Google Bard sides with the Justice Department in the Google antitrust case
“I hope that the court will find in favor of the Justice Department and order Google to take steps to break up its monopoly” pic.twitter.com/uqoXrCVAYI
— Jane Manchun Wong (@wongmjane) March 21, 2023
“Google has acquired its competitors, forced website publishers to use its tools, and restricted access to its ad exchange. These actions have harmed consumers and stifled innovation in the digital advertising market,” Bard responded. “I hope that the court will find in favor of the Justice Department and order Google to take steps to break up its monopoly.”
A Google spokesperson told Fortune that Bard was still in its early stages and its purpose is to give users multiple viewpoints.
"Since LLMs like Bard train on publicly available content, they can reflect positive or negative views of specific politicians, celebrities or other public figures, or even incorporate views on certain sides of controversial social or political issues into their responses," the spokesperson said. "As we’ve said, Bard can sometimes give inaccurate or inappropriate information that doesn’t represent Google’s views and Bard should not respond in a way that endorses a particular viewpoint on subjective topics."
Google was caught-flat footed by the release of Open AI’s ChatGPT, which has taken the internet by storm over the last few months with a major investment in Microsoft, which is incorporating it into its Bing search engine. Google has poured money into A.I. research for years, but was forced by ChatGPT to bring its product to the market quickly.
“There are other companies taking shots at us saying that we are late to market. We’ve missed the A.I. boat,” Google Cloud CEO Thomas Kurien reportedly said in a leaked audio recording about the company’s nay-sayers. “I would tell you this is the very first minute of a new game, and the game is never done in the first minute.”
But even Google’s soft rollout has not been without some big mistakes. In a promotional video released by the company, Bard inaccurately answered a question about the James Webb Space Telescope, and the mistake cost the company $100 million in market value. Other chatbots including ChatGPT have also answered questions inaccurately, and displayed other disturbing behavior, in one instance suggesting to a reporter that he was unhappy in his marriage and should leave his wife.
Bard opened up to limited public users over a month after Microsoft’s Bing A.I. bot did and about four months after the OpenAI-owned ChatGPT frenzy started.
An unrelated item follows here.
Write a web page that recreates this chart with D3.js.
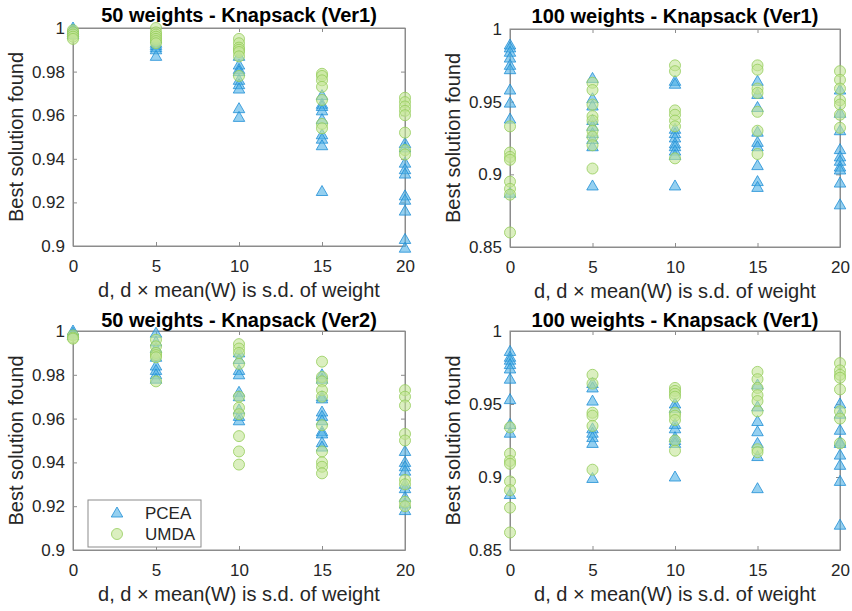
<!DOCTYPE html>
<html>
<head>
<meta charset="utf-8">
<script src="https://cdn.jsdelivr.net/npm/d3@7"></script>
<style>
  html, body { margin: 0; padding: 0; background: #fff; }
  svg { display: block; font-family: "Liberation Sans", Arial, Helvetica, sans-serif; }
</style>
</head>
<body>
<svg id="chart" width="852" height="611"></svg>
<script>
// ---------- DATA ----------
const xValues = [0, 5, 10, 15, 20];
const xTickLabels = ["0", "5", "10", "15", "20"];
const seriesNames = ["PCEA", "UMDA"];
const panelTitles = [
  "50 weights - Knapsack (Ver1)",
  "100 weights - Knapsack (Ver1)",
  "50 weights - Knapsack (Ver2)",
  "100 weights - Knapsack (Ver1)"
];
const xAxisLabel = "d, d \u00d7 mean(W) is s.d. of weight";
const yAxisLabel = "Best solution found";
const yTicksA = [0.9, 0.92, 0.94, 0.96, 0.98, 1];
const yTickLabelsA = ["0.9", "0.92", "0.94", "0.96", "0.98", "1"];
const yTicksB = [0.85, 0.9, 0.95, 1];
const yTickLabelsB = ["0.85", "0.9", "0.95", "1"];

// Panel 1: 50 weights Ver1 (per x value)
const p1PCEA = [
  [1.0, 0.999, 0.998, 0.997],
  [0.995, 0.993, 0.992, 0.991, 0.990, 0.987],
  [0.987, 0.983, 0.981, 0.980, 0.976, 0.974, 0.972, 0.963, 0.959],
  [0.969, 0.965, 0.964, 0.962, 0.958, 0.951, 0.949, 0.946, 0.925],
  [0.947, 0.945, 0.938, 0.935, 0.933, 0.923, 0.921, 0.916, 0.903, 0.899]
];
const p1UMDA = [
  [0.999, 0.998, 0.997, 0.996, 0.995],
  [1.0, 0.998, 0.997, 0.996, 0.995, 0.994, 0.993],
  [0.995, 0.993, 0.991, 0.990, 0.989, 0.987, 0.978],
  [0.979, 0.978, 0.976, 0.973, 0.967, 0.956, 0.954],
  [0.968, 0.966, 0.964, 0.962, 0.960, 0.952, 0.944, 0.942]
];
// Panel 2: 100 weights Ver1 (top)
const p2PCEA = [
  [0.989, 0.987, 0.984, 0.980, 0.975, 0.972, 0.958, 0.949, 0.938, 0.887],
  [0.966, 0.952, 0.947, 0.937, 0.933, 0.928, 0.924, 0.919, 0.892],
  [0.964, 0.962, 0.931, 0.928, 0.925, 0.921, 0.919, 0.916, 0.913, 0.892],
  [0.964, 0.955, 0.946, 0.929, 0.922, 0.919, 0.906, 0.895, 0.891],
  [0.958, 0.942, 0.930, 0.917, 0.912, 0.909, 0.905, 0.903, 0.894, 0.879]
];
const p2UMDA = [
  [0.933, 0.915, 0.912, 0.910, 0.895, 0.890, 0.886, 0.860],
  [0.963, 0.958, 0.948, 0.940, 0.937, 0.930, 0.926, 0.920, 0.904],
  [0.975, 0.971, 0.944, 0.941, 0.937, 0.933, 0.911],
  [0.975, 0.972, 0.959, 0.956, 0.943, 0.930, 0.914],
  [0.971, 0.965, 0.959, 0.951, 0.948, 0.941, 0.932]
];
// Panel 3: 50 weights Ver2
const p3PCEA = [
  [1.0, 0.999, 0.998],
  [0.999, 0.995, 0.992, 0.988, 0.984, 0.982, 0.980, 0.978],
  [0.990, 0.987, 0.982, 0.980, 0.972, 0.970, 0.964, 0.961, 0.959],
  [0.980, 0.978, 0.970, 0.969, 0.963, 0.961, 0.959, 0.954, 0.953, 0.949, 0.947],
  [0.945, 0.940, 0.938, 0.936, 0.930, 0.928, 0.924, 0.921, 0.918]
];
const p3UMDA = [
  [0.998, 0.997, 0.9965],
  [0.996, 0.993, 0.990, 0.989, 0.988, 0.977],
  [0.994, 0.992, 0.990, 0.985, 0.970, 0.965, 0.962, 0.952, 0.945, 0.939],
  [0.986, 0.979, 0.977, 0.973, 0.970, 0.957, 0.945, 0.940, 0.938, 0.935],
  [0.973, 0.970, 0.966, 0.953, 0.950, 0.932, 0.930, 0.922, 0.920]
];
// Panel 4: 100 weights Ver1 (bottom)
const p4PCEA = [
  [0.986, 0.982, 0.980, 0.977, 0.974, 0.967, 0.953, 0.936, 0.930, 0.888],
  [0.964, 0.961, 0.952, 0.933, 0.930, 0.927, 0.923, 0.899],
  [0.950, 0.947, 0.936, 0.933, 0.927, 0.925, 0.923, 0.900],
  [0.963, 0.948, 0.938, 0.931, 0.923, 0.914, 0.892],
  [0.950, 0.943, 0.932, 0.924, 0.923, 0.915, 0.908, 0.897, 0.867]
];
const p4UMDA = [
  [0.934, 0.916, 0.911, 0.909, 0.897, 0.891, 0.879, 0.862],
  [0.970, 0.964, 0.944, 0.942, 0.935, 0.905],
  [0.961, 0.959, 0.957, 0.955, 0.944, 0.942, 0.939, 0.925, 0.918],
  [0.972, 0.967, 0.961, 0.956, 0.952, 0.945, 0.919, 0.917],
  [0.978, 0.973, 0.970, 0.968, 0.960, 0.945, 0.940, 0.923]
];

// ---------- LAYOUT / STYLE ----------
const svg = d3.select("#chart");
const axisColor = "#8c8c8c";
const textColor = "#262626";
const triFill = "#4fb0e6", triStroke = "#1f8fd6";
const cirFill = "#c3e596", cirStroke = "#95cd5a";
const fontFam = "Liberation Sans, Arial, sans-serif";

const panels = [
  { left: 73, right: 405, top: 28, bottom: 246, yDomain: [0.9, 1], yTicks: yTicksA, yLabels: yTickLabelsA, pcea: p1PCEA, umda: p1UMDA, title: panelTitles[0], legend: false },
  { left: 510, right: 840, top: 29, bottom: 247, yDomain: [0.85, 1], yTicks: yTicksB, yLabels: yTickLabelsB, pcea: p2PCEA, umda: p2UMDA, title: panelTitles[1], legend: false },
  { left: 73, right: 405, top: 331, bottom: 550, yDomain: [0.9, 1], yTicks: yTicksA, yLabels: yTickLabelsA, pcea: p3PCEA, umda: p3UMDA, title: panelTitles[2], legend: true },
  { left: 510, right: 840, top: 331, bottom: 550, yDomain: [0.85, 1], yTicks: yTicksB, yLabels: yTickLabelsB, pcea: p4PCEA, umda: p4UMDA, title: panelTitles[3], legend: false }
];

function triPath(cx, cy) {
  const w = 11.5, h = 10;
  return `M${cx},${cy - h * 0.6}L${cx + w / 2},${cy + h * 0.4}L${cx - w / 2},${cy + h * 0.4}Z`;
}

panels.forEach((p, pi) => {
  const x = d3.scaleLinear().domain([0, 20]).range([p.left, p.right]);
  const y = d3.scaleLinear().domain(p.yDomain).range([p.bottom, p.top]);
  const g = svg.append("g");

  // box
  g.append("rect").attr("x", p.left).attr("y", p.top)
    .attr("width", p.right - p.left).attr("height", p.bottom - p.top)
    .attr("fill", "none").attr("stroke", axisColor).attr("stroke-width", 1);

  // bottom axis (ticks inward)
  const xAxis = d3.axisBottom(x).tickValues(xValues)
    .tickFormat((d, i) => xTickLabels[i]).tickSizeInner(-4).tickSizeOuter(0).tickPadding(14);
  const gx = g.append("g").attr("transform", `translate(0,${p.bottom})`).call(xAxis);
  gx.select(".domain").attr("stroke", axisColor);
  gx.selectAll(".tick line").attr("stroke", axisColor);
  gx.selectAll(".tick text").attr("fill", textColor).attr("font-size", 17).attr("font-family", fontFam);
  // top axis ticks
  const xTop = d3.axisTop(x).tickValues(xValues).tickFormat("").tickSizeInner(-4).tickSizeOuter(0);
  const gxt = g.append("g").attr("transform", `translate(0,${p.top})`).call(xTop);
  gxt.select(".domain").attr("stroke", axisColor);
  gxt.selectAll(".tick line").attr("stroke", axisColor);

  // left axis
  const yAxis = d3.axisLeft(y).tickValues(p.yTicks)
    .tickFormat((d, i) => p.yLabels[i]).tickSizeInner(-4).tickSizeOuter(0).tickPadding(8);
  const gy = g.append("g").attr("transform", `translate(${p.left},0)`).call(yAxis);
  gy.select(".domain").attr("stroke", axisColor);
  gy.selectAll(".tick line").attr("stroke", axisColor);
  gy.selectAll(".tick text").attr("fill", textColor).attr("font-size", 17).attr("font-family", fontFam);
  // right ticks
  const yRight = d3.axisRight(y).tickValues(p.yTicks).tickFormat("").tickSizeInner(-4).tickSizeOuter(0);
  const gyr = g.append("g").attr("transform", `translate(${p.right},0)`).call(yRight);
  gyr.select(".domain").attr("stroke", axisColor);
  gyr.selectAll(".tick line").attr("stroke", axisColor);

  // points
  const pceaPts = [], umdaPts = [];
  xValues.forEach((xv, i) => {
    p.pcea[i].forEach(v => pceaPts.push({ x: xv, y: v }));
    p.umda[i].forEach(v => umdaPts.push({ x: xv, y: v }));
  });
  g.append("g").selectAll("path").data(pceaPts).join("path")
    .attr("d", d => triPath(x(d.x), y(d.y)))
    .attr("fill", triFill).attr("fill-opacity", 0.6)
    .attr("stroke", triStroke).attr("stroke-opacity", 0.8).attr("stroke-width", 1);
  g.append("g").selectAll("circle").data(umdaPts).join("circle")
    .attr("cx", d => x(d.x)).attr("cy", d => y(d.y)).attr("r", 5.5)
    .attr("fill", cirFill).attr("fill-opacity", 0.6)
    .attr("stroke", cirStroke).attr("stroke-opacity", 0.8).attr("stroke-width", 1);

  // title
  svg.append("text").attr("x", (p.left + p.right) / 2).attr("y", p.top - (pi < 2 ? 6 : 4.5))
    .attr("text-anchor", "middle").attr("font-weight", "bold").attr("font-size", 20)
    .attr("fill", "#000").text(p.title);
  // x label
  svg.append("text").attr("x", (p.left + p.right) / 2).attr("y", p.bottom + 51)
    .attr("text-anchor", "middle").attr("font-size", 20).attr("fill", textColor)
    .text(xAxisLabel);
  // y label
  const cy = (p.top + p.bottom) / 2, cx = p.left - 50;
  svg.append("text").attr("transform", `translate(${cx},${cy}) rotate(-90)`)
    .attr("text-anchor", "middle").attr("font-size", 20).attr("fill", textColor)
    .text(yAxisLabel);

  if (p.legend) {
    const lg = svg.append("g");
    lg.append("rect").attr("x", 88).attr("y", 500).attr("width", 113).attr("height", 47)
      .attr("fill", "#fff").attr("stroke", axisColor).attr("stroke-width", 1);
    lg.append("path").attr("d", triPath(117, 513))
      .attr("fill", triFill).attr("fill-opacity", 0.6)
      .attr("stroke", triStroke).attr("stroke-opacity", 0.8);
    lg.append("circle").attr("cx", 117).attr("cy", 534).attr("r", 5.5)
      .attr("fill", cirFill).attr("fill-opacity", 0.6)
      .attr("stroke", cirStroke).attr("stroke-opacity", 0.8);
    lg.append("text").attr("x", 145).attr("y", 519).attr("font-size", 17)
      .attr("fill", textColor).text(seriesNames[0]);
    lg.append("text").attr("x", 145).attr("y", 540).attr("font-size", 17)
      .attr("fill", textColor).text(seriesNames[1]);
  }
});
</script>
</body>
</html>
But Google was the first to announce using A.I. in its office tools like Google Docs and Gmail. Microsoft said it would introduce versions of its bot on its Office products including in powerpoint presentations and word documents the same week. OpenAI, in the meantime, has launched a version of ChatGPT for business and a new-and-improved version of its chatbot technology, GPT-4 that is used to power ChatGPT and Microsoft’s Bing searches.